[Your instructions]
Without the pictures, return all of the material exactly as written.

## begin Data section

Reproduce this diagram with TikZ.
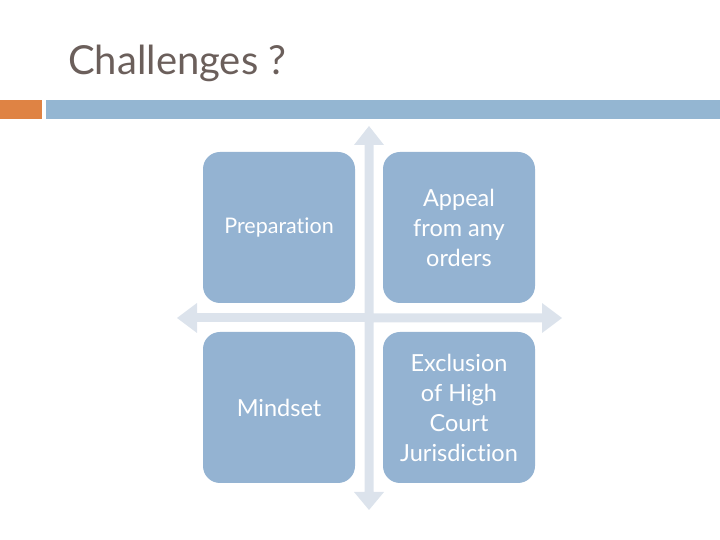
\documentclass[tikz,border=0pt]{standalone}
\usepackage{fontspec}
\setmainfont{Lato}[Ligatures={NoCommon}]
\definecolor{boxblue}{HTML}{94B3D2}
\definecolor{arrowgrey}{HTML}{DCE3EC}
\definecolor{barblue}{HTML}{94B6D2}
\definecolor{barorange}{HTML}{DF8344}
\definecolor{titlecol}{HTML}{6B5F5B}
\tikzset{
  quad/.style={fill=boxblue, rounded corners=17pt, minimum width=152pt, minimum height=151pt, inner sep=0pt, text=white, align=center, font=\fontsize{23.5}{30}\selectfont},
  axis/.style={fill=arrowgrey}
}
\begin{document}
\begin{tikzpicture}[x=1pt,y=1pt]
\useasboundingbox (0,0) rectangle (720,540);
% title
\node[anchor=base west, text=titlecol, font=\fontsize{40}{42}\selectfont, inner sep=0pt] (title) at (68,465) {Challenges ?};
% bars
\fill[barorange] (0,421) rectangle (42,440);
\fill[barblue] (46,421) rectangle (720,440);
% axes (double arrows)
\fill[axis] (364.5,48) -- (364.5,222) -- (197,222) -- (197,207) -- (177,222) -- (197,237) -- (197,226.5)
  -- (364.5,226.5) -- (364.5,395) -- (354,395) -- (369,414) -- (384,395) -- (373.5,395)
  -- (373.5,226.5) -- (542,226.5) -- (542,237) -- (562,222) -- (542,207) -- (542,217.5)
  -- (373.5,217.5) -- (373.5,48) -- (384,48) -- (369,30) -- (354,48) -- cycle;
\fill[axis] (197,217.5) rectangle (364.5,226.5);
% quadrants
\node[quad, font=\fontsize{21.5}{30}\selectfont] (prep) at (279,312.5) {Preparation};
\node[quad] (appeal) at (459,312.5) {Appeal\\from any\\orders};
\node[quad] (mind) at (279,132.5) {Mindset};
\node[quad] (excl) at (459,132.5) {Exclusion\\of High\\Court\\Jurisdiction};
\end{tikzpicture}
\end{document}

## end Data section

[The response]
Reproduce this diagram with TikZ.
\documentclass[tikz,border=0pt]{standalone}
\usepackage{fontspec}
\setmainfont{Lato}[Ligatures={NoCommon}]
\definecolor{boxblue}{HTML}{94B3D2}
\definecolor{arrowgrey}{HTML}{DCE3EC}
\definecolor{barblue}{HTML}{94B6D2}
\definecolor{barorange}{HTML}{DF8344}
\definecolor{titlecol}{HTML}{6B5F5B}
\tikzset{
  quad/.style={fill=boxblue, rounded corners=17pt, minimum width=152pt, minimum height=151pt, inner sep=0pt, text=white, align=center, font=\fontsize{23.5}{30}\selectfont},
  axis/.style={fill=arrowgrey}
}
\begin{document}
\begin{tikzpicture}[x=1pt,y=1pt]
\useasboundingbox (0,0) rectangle (720,540);
% title
\node[anchor=base west, text=titlecol, font=\fontsize{40}{42}\selectfont, inner sep=0pt] (title) at (68,465) {Challenges ?};
% bars
\fill[barorange] (0,421) rectangle (42,440);
\fill[barblue] (46,421) rectangle (720,440);
% axes (double arrows)
\fill[axis] (364.5,48) -- (364.5,222) -- (197,222) -- (197,207) -- (177,222) -- (197,237) -- (197,226.5)
  -- (364.5,226.5) -- (364.5,395) -- (354,395) -- (369,414) -- (384,395) -- (373.5,395)
  -- (373.5,226.5) -- (542,226.5) -- (542,237) -- (562,222) -- (542,207) -- (542,217.5)
  -- (373.5,217.5) -- (373.5,48) -- (384,48) -- (369,30) -- (354,48) -- cycle;
\fill[axis] (197,217.5) rectangle (364.5,226.5);
% quadrants
\node[quad, font=\fontsize{21.5}{30}\selectfont] (prep) at (279,312.5) {Preparation};
\node[quad] (appeal) at (459,312.5) {Appeal\\from any\\orders};
\node[quad] (mind) at (279,132.5) {Mindset};
\node[quad] (excl) at (459,132.5) {Exclusion\\of High\\Court\\Jurisdiction};
\end{tikzpicture}
\end{document}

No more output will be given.